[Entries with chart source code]
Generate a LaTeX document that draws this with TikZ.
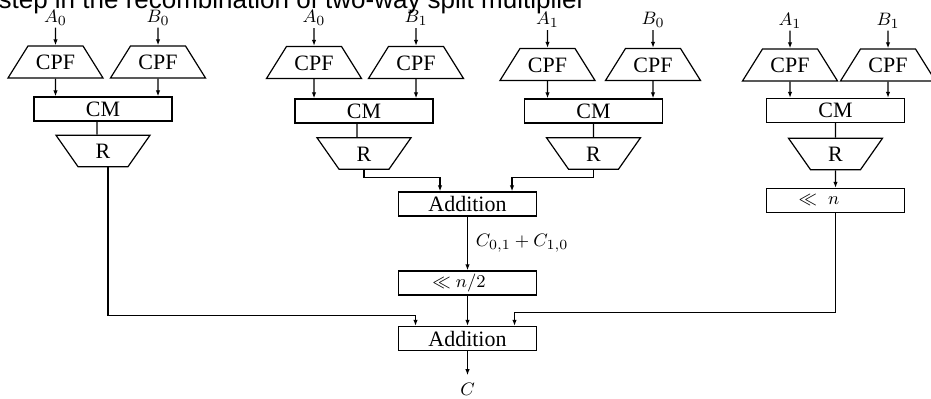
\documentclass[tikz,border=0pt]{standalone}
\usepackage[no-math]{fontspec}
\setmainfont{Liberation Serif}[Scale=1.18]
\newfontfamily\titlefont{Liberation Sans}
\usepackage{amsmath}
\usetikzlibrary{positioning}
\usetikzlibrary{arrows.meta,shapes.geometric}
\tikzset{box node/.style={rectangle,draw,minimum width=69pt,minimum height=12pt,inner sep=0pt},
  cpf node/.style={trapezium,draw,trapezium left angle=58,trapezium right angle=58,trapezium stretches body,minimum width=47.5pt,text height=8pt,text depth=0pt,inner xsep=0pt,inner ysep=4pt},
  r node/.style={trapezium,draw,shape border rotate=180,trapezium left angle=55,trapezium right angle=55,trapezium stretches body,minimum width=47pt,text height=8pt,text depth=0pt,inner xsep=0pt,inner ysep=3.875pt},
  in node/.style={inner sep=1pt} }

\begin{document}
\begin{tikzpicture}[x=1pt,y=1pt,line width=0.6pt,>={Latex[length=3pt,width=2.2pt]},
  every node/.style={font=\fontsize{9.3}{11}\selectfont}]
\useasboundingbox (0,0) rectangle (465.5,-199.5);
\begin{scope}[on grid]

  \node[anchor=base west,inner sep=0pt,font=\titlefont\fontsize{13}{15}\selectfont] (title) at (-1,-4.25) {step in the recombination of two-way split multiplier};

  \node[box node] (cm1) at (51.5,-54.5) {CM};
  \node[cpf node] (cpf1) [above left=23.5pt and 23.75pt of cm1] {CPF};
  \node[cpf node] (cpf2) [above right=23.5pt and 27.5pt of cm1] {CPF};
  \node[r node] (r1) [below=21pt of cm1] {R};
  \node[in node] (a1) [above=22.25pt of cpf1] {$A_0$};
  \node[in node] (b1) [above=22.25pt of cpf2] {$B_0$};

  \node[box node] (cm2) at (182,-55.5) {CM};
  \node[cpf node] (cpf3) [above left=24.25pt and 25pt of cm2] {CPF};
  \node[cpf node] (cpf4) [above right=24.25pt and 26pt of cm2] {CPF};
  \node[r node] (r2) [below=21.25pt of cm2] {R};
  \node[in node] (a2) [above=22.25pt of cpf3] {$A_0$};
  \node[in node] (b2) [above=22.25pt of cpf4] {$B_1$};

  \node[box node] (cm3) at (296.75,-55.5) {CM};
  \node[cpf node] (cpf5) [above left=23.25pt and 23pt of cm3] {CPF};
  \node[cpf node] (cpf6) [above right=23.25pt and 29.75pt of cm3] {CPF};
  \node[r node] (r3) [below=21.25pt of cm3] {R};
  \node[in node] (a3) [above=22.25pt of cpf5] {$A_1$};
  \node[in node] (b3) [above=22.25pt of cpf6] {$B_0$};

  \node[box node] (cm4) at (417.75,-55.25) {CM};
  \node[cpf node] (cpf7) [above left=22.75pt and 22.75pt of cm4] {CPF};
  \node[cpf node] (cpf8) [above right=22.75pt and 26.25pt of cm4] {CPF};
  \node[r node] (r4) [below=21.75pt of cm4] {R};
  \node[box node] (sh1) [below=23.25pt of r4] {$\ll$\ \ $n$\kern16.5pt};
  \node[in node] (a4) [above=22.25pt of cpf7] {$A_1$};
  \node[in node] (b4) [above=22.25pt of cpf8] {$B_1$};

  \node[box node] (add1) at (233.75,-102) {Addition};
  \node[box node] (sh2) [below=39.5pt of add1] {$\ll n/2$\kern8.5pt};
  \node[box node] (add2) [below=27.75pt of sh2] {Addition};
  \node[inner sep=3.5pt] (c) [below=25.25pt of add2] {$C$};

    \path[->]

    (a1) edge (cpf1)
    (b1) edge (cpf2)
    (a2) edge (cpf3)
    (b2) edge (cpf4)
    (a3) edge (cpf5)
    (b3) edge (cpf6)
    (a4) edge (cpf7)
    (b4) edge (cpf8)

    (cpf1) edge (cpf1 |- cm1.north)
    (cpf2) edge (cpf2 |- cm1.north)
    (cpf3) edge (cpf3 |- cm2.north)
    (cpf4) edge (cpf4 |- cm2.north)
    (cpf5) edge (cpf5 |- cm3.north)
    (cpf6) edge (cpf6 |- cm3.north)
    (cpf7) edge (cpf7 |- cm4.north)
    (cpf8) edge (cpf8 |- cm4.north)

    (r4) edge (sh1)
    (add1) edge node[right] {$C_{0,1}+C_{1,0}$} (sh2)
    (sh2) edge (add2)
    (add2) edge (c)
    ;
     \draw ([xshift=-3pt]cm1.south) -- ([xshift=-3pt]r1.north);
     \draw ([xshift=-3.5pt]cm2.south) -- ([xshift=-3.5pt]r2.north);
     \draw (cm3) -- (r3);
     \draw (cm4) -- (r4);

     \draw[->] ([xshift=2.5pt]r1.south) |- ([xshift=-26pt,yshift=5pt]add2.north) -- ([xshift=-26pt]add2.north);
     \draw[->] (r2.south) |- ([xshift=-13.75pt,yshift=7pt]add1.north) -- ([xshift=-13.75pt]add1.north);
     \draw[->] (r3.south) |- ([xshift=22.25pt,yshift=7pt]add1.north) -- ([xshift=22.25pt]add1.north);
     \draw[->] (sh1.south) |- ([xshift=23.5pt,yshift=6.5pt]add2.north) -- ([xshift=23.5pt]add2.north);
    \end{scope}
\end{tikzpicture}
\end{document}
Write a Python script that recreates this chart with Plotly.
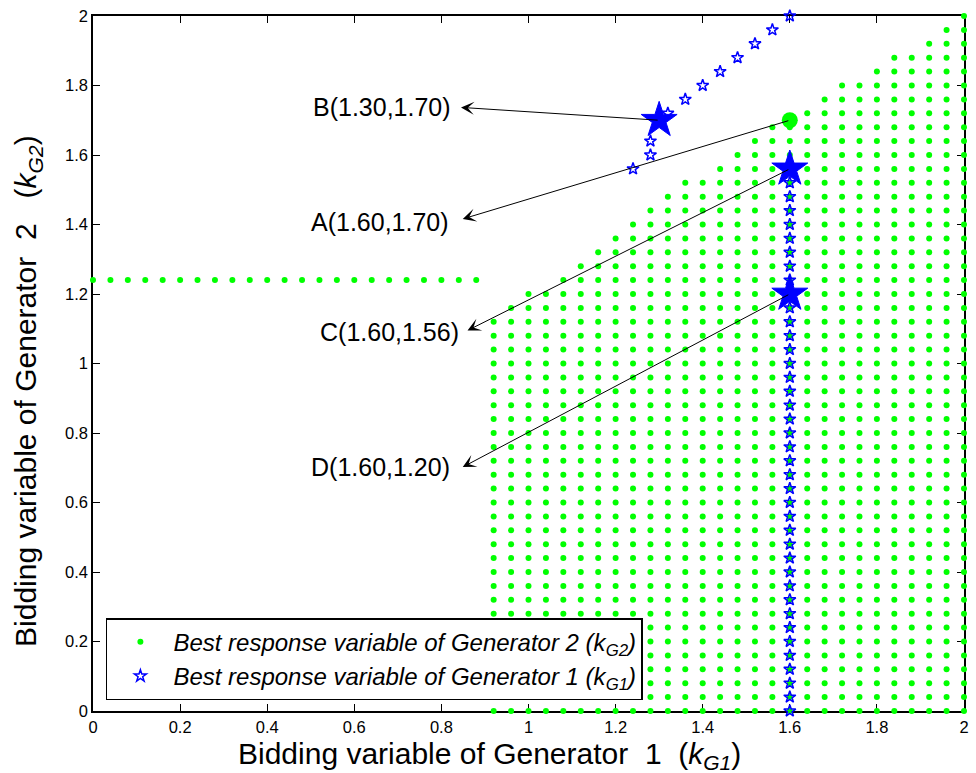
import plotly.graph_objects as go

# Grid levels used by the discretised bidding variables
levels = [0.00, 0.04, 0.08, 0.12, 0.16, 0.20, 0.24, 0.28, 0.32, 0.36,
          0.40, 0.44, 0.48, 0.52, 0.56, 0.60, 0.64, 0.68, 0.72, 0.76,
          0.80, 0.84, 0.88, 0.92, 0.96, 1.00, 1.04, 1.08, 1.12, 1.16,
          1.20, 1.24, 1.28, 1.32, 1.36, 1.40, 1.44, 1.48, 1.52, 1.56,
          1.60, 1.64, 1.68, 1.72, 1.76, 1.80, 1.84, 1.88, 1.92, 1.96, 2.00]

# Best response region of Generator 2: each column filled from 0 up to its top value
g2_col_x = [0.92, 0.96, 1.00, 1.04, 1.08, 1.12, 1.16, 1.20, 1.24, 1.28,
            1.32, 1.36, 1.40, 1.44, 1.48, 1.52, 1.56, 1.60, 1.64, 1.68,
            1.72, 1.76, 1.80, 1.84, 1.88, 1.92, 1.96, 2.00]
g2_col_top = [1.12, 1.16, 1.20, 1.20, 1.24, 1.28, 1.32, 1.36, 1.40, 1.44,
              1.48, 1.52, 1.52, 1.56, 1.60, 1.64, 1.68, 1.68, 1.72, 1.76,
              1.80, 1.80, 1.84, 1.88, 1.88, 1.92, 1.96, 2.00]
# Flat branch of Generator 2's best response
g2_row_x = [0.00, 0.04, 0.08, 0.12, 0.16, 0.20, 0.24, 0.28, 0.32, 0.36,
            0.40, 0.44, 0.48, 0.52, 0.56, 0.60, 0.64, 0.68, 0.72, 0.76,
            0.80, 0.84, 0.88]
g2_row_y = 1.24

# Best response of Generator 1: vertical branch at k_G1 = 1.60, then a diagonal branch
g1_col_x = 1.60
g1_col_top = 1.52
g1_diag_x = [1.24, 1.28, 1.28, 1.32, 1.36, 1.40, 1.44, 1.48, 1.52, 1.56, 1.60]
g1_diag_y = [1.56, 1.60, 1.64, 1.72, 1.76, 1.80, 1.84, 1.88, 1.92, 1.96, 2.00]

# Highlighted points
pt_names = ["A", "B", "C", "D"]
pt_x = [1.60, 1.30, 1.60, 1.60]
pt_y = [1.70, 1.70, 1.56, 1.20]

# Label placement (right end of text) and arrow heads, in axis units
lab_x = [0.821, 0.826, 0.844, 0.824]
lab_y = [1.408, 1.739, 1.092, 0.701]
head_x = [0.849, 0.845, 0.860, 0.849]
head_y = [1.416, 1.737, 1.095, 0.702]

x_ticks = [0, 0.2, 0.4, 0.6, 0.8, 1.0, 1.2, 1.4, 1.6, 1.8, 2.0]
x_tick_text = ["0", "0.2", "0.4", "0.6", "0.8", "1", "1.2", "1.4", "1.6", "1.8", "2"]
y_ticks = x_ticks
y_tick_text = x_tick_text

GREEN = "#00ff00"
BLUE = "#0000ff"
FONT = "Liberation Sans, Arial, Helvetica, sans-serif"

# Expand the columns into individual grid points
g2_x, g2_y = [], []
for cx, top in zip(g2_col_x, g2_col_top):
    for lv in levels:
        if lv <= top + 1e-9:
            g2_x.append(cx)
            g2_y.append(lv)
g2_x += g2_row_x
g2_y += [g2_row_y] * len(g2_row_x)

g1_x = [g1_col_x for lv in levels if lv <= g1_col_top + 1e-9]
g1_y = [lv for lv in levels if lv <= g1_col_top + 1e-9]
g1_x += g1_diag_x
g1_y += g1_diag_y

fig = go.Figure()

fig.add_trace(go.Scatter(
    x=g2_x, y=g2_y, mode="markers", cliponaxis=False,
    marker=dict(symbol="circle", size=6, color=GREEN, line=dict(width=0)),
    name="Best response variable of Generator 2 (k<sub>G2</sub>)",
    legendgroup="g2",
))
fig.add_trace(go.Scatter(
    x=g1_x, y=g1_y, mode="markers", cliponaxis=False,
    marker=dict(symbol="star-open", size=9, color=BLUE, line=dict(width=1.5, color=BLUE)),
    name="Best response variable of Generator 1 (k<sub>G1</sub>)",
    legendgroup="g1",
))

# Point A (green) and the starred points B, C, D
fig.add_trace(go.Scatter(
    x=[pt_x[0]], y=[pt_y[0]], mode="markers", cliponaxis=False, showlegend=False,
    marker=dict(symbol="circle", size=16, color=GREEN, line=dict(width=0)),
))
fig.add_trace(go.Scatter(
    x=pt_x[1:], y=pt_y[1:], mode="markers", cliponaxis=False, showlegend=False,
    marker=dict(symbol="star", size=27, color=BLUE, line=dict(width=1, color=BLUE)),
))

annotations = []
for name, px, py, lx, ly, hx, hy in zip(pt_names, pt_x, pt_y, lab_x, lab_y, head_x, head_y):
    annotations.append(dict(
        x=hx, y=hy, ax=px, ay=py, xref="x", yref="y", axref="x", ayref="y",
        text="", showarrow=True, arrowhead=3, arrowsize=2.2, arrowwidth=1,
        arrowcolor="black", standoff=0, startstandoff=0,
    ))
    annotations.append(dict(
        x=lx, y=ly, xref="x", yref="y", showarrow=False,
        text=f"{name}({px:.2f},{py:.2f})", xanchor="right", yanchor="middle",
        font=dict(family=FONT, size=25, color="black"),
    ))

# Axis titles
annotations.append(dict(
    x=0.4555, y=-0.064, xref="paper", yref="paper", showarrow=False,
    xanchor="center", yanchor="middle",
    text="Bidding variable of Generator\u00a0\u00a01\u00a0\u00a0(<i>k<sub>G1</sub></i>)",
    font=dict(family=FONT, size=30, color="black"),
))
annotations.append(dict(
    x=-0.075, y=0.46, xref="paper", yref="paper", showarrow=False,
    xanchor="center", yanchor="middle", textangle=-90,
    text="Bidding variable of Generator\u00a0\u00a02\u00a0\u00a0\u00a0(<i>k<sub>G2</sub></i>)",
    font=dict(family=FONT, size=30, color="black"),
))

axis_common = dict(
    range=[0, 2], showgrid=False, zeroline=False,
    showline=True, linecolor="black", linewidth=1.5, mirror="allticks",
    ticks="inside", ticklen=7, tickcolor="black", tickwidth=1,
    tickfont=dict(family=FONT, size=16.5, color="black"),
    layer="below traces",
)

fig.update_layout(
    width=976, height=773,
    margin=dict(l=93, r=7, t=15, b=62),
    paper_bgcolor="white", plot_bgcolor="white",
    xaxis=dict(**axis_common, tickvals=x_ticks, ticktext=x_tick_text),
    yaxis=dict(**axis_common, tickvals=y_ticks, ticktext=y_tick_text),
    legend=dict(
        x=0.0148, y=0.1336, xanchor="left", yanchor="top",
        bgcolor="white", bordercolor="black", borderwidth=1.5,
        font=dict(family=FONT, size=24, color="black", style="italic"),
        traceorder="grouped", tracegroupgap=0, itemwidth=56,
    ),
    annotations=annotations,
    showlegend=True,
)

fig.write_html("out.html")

[THE REQUEST]
Reproduce only the lines running from the beginning of the entries above to the line holding "(title) at (-1,-4.25)", inclusive. Pictures stay out of the copy.

[CORRECT RESULT]
Generate a LaTeX document that draws this with TikZ.
\documentclass[tikz,border=0pt]{standalone}
\usepackage[no-math]{fontspec}
\setmainfont{Liberation Serif}[Scale=1.18]
\newfontfamily\titlefont{Liberation Sans}
\usepackage{amsmath}
\usetikzlibrary{positioning}
\usetikzlibrary{arrows.meta,shapes.geometric}
\tikzset{box node/.style={rectangle,draw,minimum width=69pt,minimum height=12pt,inner sep=0pt},
  cpf node/.style={trapezium,draw,trapezium left angle=58,trapezium right angle=58,trapezium stretches body,minimum width=47.5pt,text height=8pt,text depth=0pt,inner xsep=0pt,inner ysep=4pt},
  r node/.style={trapezium,draw,shape border rotate=180,trapezium left angle=55,trapezium right angle=55,trapezium stretches body,minimum width=47pt,text height=8pt,text depth=0pt,inner xsep=0pt,inner ysep=3.875pt},
  in node/.style={inner sep=1pt} }

\begin{document}
\begin{tikzpicture}[x=1pt,y=1pt,line width=0.6pt,>={Latex[length=3pt,width=2.2pt]},
  every node/.style={font=\fontsize{9.3}{11}\selectfont}]
\useasboundingbox (0,0) rectangle (465.5,-199.5);
\begin{scope}[on grid]

  \node[anchor=base west,inner sep=0pt,font=\titlefont\fontsize{13}{15}\selectfont] (title) at (-1,-4.25) {step in the recombination of two-way split multiplier};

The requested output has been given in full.